» **Prompt**:
Identify each line below containing the string "that" and copy it.

***

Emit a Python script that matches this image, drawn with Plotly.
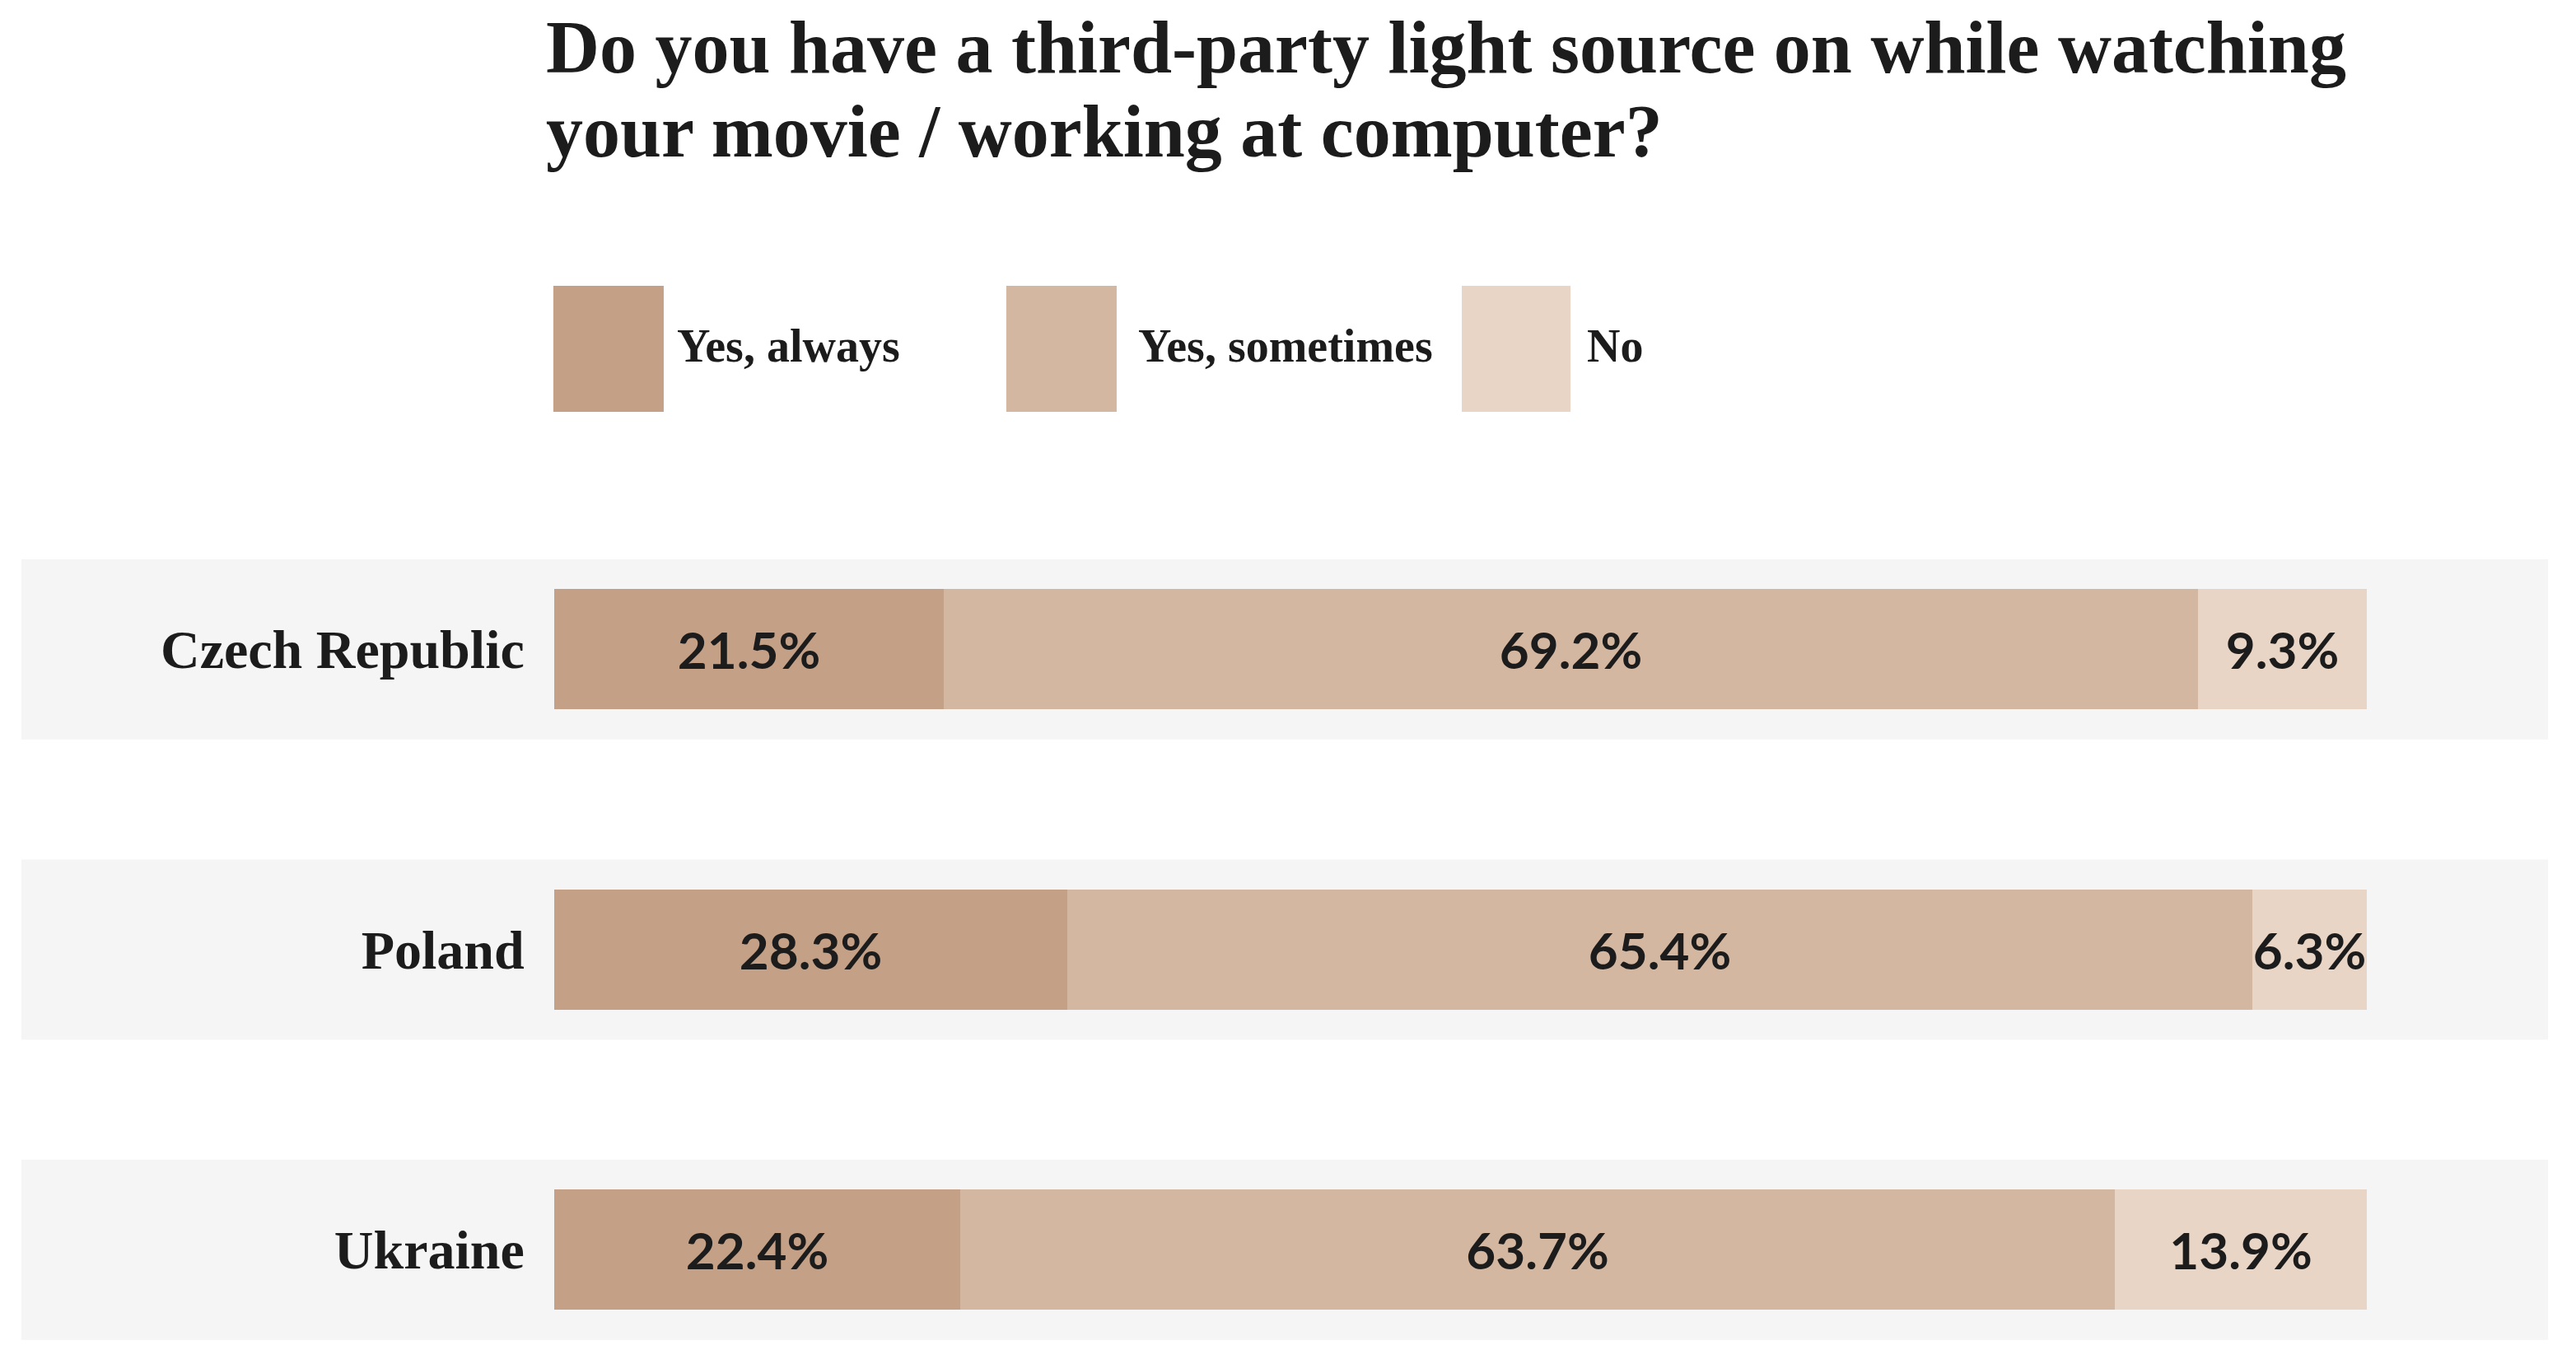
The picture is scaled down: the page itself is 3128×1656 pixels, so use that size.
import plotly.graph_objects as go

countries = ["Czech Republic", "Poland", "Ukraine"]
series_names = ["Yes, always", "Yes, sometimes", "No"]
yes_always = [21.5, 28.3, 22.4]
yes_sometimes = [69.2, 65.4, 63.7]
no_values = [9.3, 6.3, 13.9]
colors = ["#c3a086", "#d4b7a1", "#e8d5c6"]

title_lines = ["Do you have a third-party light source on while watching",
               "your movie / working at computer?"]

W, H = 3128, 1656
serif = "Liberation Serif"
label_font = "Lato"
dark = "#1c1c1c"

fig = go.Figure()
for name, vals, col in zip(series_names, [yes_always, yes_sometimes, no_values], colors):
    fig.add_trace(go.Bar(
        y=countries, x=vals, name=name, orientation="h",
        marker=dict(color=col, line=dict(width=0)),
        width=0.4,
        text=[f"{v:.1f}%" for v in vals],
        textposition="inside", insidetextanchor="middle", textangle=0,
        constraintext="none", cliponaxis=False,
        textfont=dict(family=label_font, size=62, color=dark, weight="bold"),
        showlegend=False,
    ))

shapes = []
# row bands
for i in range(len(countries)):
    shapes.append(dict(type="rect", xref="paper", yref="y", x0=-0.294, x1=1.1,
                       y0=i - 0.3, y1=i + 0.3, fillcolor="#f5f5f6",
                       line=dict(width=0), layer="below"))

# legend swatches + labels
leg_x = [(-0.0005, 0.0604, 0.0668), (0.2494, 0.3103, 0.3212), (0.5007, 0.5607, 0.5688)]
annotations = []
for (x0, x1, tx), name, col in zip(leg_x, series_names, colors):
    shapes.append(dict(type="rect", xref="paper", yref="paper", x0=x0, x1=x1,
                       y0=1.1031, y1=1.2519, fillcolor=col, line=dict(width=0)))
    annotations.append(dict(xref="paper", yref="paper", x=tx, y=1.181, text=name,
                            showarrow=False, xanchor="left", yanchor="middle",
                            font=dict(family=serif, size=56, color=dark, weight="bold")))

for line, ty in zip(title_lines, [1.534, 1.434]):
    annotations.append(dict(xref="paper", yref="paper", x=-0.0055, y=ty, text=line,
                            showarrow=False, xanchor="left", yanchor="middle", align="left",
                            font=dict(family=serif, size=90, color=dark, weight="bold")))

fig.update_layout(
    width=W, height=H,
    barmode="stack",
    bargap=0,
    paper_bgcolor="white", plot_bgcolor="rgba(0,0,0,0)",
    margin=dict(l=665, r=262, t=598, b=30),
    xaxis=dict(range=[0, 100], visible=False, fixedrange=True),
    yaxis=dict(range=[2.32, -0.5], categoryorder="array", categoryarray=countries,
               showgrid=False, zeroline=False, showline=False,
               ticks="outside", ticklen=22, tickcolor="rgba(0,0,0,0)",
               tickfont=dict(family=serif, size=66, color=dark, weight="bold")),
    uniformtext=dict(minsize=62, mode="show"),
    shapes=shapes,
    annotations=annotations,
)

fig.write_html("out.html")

***

» **Exercise output**:
Emit a Python script that matches this image, drawn with Plotly.
The picture is scaled down: the page itself is 3128×1656 pixels, so use that size.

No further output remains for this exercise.